THE GREATEST THING about DP Is.... 
IT DOES NOT EFFECT A Single moment of life on the outside.... NOBODY in the world is gonna call u mad/physco or retard.....

U just have to ignore it..Easier said than done....


----------



## Guest (Mar 3, 2006)

I can relate to what you are saying. I am always struggling with my personality and just myself as a whole. Its like im an empty canvas taking bits and pieces of people to help paint a picture of what i think people will except. I can never answer, " what do i like, where do i want to go in life, and ultimately who am i? Example: In highschool i was asked to create a piece of art that was a self portrait of who i am. I struggled so hard to come up with a vision of myself that i then tried to make something up. It was a terrible battle, such an easy assignment was torture for me. At that time i never thought something was wrong with me, now that i think back on, its so clear to me.


----------



## LOSTONE (Jul 9, 2005)

rsk13 I can relate a lot with what you say and I think that you probably have DP and maybe some personality or ego problems as well.

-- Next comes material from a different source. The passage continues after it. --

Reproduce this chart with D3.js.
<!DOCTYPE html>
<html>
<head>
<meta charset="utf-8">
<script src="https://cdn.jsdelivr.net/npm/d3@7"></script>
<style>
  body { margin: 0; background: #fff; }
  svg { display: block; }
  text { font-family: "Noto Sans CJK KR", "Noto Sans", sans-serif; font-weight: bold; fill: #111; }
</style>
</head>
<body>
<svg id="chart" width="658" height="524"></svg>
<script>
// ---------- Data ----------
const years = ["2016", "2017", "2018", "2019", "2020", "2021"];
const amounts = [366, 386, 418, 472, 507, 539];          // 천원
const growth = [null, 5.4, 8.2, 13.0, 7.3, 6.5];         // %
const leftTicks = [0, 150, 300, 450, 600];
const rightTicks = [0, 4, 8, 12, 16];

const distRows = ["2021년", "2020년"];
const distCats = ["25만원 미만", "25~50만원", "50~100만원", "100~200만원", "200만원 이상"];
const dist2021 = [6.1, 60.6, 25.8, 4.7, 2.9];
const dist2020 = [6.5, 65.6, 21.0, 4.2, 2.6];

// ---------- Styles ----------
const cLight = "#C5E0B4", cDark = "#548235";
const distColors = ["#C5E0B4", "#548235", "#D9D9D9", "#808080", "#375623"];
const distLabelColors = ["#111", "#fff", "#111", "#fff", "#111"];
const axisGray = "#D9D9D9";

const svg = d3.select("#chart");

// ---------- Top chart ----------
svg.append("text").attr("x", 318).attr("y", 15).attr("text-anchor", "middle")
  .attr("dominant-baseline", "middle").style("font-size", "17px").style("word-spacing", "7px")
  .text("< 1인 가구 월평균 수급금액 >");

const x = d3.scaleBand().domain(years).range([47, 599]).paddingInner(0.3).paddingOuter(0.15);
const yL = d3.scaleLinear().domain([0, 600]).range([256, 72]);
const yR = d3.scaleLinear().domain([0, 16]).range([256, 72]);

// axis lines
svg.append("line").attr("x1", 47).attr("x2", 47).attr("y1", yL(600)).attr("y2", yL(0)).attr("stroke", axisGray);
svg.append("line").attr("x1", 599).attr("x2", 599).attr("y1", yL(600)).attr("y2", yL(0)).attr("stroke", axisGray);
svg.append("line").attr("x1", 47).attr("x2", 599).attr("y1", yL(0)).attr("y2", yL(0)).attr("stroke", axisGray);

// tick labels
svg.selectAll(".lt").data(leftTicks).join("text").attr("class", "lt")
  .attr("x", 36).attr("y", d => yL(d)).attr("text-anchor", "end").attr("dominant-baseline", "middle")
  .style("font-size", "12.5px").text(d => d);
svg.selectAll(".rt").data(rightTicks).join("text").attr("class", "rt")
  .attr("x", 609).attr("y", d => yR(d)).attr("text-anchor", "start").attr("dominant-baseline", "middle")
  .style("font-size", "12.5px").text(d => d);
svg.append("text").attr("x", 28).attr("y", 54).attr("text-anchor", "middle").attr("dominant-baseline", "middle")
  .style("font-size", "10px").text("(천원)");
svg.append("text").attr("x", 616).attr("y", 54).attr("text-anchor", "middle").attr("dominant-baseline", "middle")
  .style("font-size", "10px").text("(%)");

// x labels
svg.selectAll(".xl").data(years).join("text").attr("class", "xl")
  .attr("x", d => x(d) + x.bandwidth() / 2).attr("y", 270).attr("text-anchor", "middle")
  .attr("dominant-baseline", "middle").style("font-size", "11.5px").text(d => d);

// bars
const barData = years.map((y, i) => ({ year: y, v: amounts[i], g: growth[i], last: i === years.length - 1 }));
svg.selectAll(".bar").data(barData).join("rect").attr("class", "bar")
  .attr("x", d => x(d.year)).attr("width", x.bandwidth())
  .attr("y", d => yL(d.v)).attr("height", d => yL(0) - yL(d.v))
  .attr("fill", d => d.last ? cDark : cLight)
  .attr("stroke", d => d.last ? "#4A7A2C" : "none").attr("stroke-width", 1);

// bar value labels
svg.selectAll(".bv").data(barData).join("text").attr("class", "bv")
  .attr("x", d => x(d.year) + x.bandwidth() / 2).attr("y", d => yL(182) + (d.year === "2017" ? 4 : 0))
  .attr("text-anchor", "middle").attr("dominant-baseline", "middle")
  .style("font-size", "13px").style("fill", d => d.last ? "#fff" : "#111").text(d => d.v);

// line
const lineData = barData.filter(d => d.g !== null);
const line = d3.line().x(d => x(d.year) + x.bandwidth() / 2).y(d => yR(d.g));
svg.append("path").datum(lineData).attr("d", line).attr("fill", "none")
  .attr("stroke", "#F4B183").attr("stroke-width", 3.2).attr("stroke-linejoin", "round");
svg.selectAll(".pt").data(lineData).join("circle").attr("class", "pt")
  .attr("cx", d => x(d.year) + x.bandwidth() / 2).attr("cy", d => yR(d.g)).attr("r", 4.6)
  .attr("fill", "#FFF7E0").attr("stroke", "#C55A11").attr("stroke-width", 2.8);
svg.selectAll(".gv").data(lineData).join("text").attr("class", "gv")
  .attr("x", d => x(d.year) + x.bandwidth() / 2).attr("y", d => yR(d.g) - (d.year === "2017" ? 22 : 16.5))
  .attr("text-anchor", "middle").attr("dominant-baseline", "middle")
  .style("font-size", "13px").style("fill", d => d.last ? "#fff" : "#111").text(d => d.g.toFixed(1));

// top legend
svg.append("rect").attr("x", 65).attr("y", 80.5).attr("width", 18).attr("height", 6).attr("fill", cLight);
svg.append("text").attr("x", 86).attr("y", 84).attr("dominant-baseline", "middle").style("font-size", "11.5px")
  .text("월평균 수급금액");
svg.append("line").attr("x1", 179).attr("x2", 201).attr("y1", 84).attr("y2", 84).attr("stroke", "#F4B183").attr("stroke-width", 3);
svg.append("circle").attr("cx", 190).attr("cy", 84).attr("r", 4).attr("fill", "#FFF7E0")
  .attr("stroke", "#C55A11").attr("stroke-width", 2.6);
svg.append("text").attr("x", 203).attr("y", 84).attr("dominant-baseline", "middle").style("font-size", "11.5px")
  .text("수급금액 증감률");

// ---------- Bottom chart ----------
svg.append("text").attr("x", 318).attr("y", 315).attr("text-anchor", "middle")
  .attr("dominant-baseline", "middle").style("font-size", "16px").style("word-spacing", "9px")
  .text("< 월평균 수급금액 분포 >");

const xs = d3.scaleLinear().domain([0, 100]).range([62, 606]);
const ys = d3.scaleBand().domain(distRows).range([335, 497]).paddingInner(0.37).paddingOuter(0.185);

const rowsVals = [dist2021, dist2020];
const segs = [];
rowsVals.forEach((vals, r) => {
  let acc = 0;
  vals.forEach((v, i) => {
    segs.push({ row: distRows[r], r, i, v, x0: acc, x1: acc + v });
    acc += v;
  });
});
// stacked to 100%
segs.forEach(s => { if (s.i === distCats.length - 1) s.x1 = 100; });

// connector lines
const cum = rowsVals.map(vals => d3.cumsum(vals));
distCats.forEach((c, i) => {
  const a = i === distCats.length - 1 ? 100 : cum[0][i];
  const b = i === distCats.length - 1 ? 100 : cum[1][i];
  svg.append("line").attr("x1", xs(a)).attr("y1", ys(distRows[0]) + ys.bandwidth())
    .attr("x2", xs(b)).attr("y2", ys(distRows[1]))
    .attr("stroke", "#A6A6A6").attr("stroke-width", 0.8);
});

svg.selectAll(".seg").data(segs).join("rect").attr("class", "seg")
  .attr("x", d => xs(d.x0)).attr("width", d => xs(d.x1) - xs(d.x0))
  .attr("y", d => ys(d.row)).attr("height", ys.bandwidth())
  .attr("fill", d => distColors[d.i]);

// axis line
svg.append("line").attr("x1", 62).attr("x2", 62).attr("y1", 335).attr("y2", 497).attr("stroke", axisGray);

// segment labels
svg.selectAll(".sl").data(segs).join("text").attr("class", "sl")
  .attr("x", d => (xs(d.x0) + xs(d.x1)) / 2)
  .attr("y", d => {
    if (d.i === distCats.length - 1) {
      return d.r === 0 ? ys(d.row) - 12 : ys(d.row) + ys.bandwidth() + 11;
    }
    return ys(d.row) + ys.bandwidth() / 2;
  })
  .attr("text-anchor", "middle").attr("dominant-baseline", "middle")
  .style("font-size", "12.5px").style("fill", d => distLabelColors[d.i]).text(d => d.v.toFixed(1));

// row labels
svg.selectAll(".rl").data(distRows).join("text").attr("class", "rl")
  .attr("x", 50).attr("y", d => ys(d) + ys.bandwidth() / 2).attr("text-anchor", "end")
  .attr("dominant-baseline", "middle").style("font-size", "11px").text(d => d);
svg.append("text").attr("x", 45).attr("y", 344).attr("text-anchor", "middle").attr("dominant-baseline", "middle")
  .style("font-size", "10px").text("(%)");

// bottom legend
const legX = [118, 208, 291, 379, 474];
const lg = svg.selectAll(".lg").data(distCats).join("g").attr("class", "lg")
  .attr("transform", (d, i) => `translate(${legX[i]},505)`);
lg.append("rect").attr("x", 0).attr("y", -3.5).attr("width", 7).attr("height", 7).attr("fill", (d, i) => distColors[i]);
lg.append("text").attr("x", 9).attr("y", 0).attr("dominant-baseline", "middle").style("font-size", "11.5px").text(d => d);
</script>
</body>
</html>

The best thing to do is to just stop asking the question "who am i" and start living and being the person that you want to be. Instead of asking who am I, start asking "who do I want to be" and then start building your identity. 
As for myself, I am a bit of a hypocrite right now because I am failing at everything but I won't ever give up trying.

I think that we all have to do everything we can in order to build our identity, and stop trying to just find are identity as if there is really something to be found anyway.


----------